Carta de Hölderlin a sua Diotima

A Susette Gontard

Todos os dias tenho que voltar a chamar a divindade desaparecida. Quando penso nos grandes homens de grandes épocas, de que modo propagavam um fogo sagrado ao seu redor, a todo morto, a todo seco, eram a praia do mundo, se convertiam em chamas que alçavam com eles o vôo até os Céus, e logo penso em mim, e como vou vagando como uma débil lâmpada e sinto desejos de mendigar por uma gota de azeite para seguir iluminando ainda algum tempo na noite...Olhe! Nesses momentos um prodigioso calafrio me corre todos os membros do corpo, e tênue digo a terrível palavra: morto vivente!

Sabes onde reside a causa por que todos os homens temam entre si? Reside em que o gênio de um consome o do outro para si, alegram-se na comida e na bebida, mas não lhes alegra nada do que alimenta a alma e não podem suportar que algo que dizem ou fazem seja interpretado por outro com espírito.

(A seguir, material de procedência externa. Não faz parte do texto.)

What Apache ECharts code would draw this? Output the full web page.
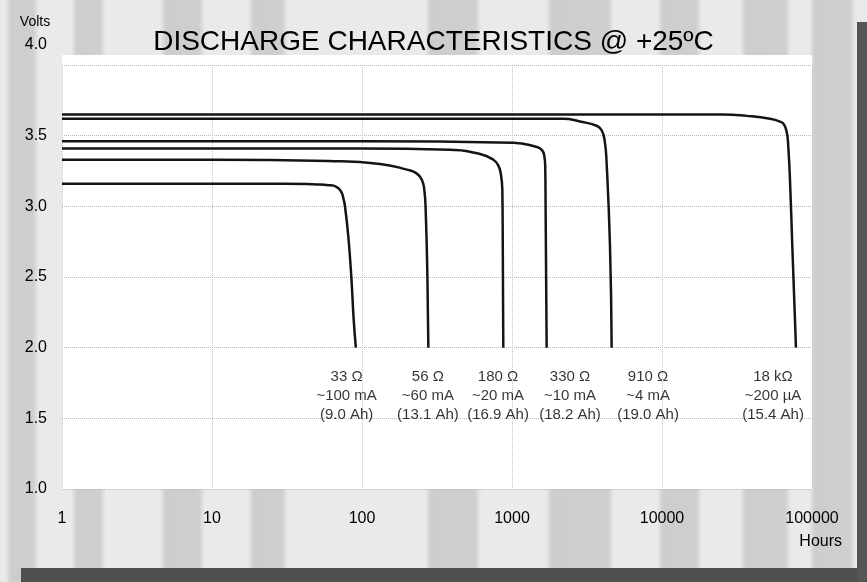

Nécios! Como se algo que pudessem comunicar entre si fosse mais do que essa conversa comum, e só quando se inflama um fogo espiritual, volta a se tornar chama de um modo que também se originou a partir de vida e fogo. Assim se alegram mutuamente do recíproco alimento, ambos vivem e luzem e nenhum consome um ao outro.

Recordas de nossas horas não perturbadas, as horas em que estamos somente unidos um ao outro? Aquilo era o triunfo! Ambos tão livres e orgulhosos e deslumbrantes de alma, de coração, olhos e rosto, e ambos naquela paz celestial, um junto ao outro! E te pressenti naquele momento e disse: seria perfeitamente possível recorrer ao mundo e dificilmente se encontraria algo semelhante. E sinto isso mais forte a cada dia.

Ontem pela tarde vindo de Muhrbeck, para casa. “ Os franceses voltaram a serem vencidos na Itália”, disse. “Enquanto estiver tudo bem conosco, estará bem para o mundo inteiro”... E você me pegou pelo pescoço e nos beijamos nas almas profundamente comovidas e felizes, e nossos olhos inundados se encontraram. Depois, caminhamos. Eu ainda guardo aqueles momentos... será que isso pode substituir um mundo? É isso que faz minha eterna felicidade.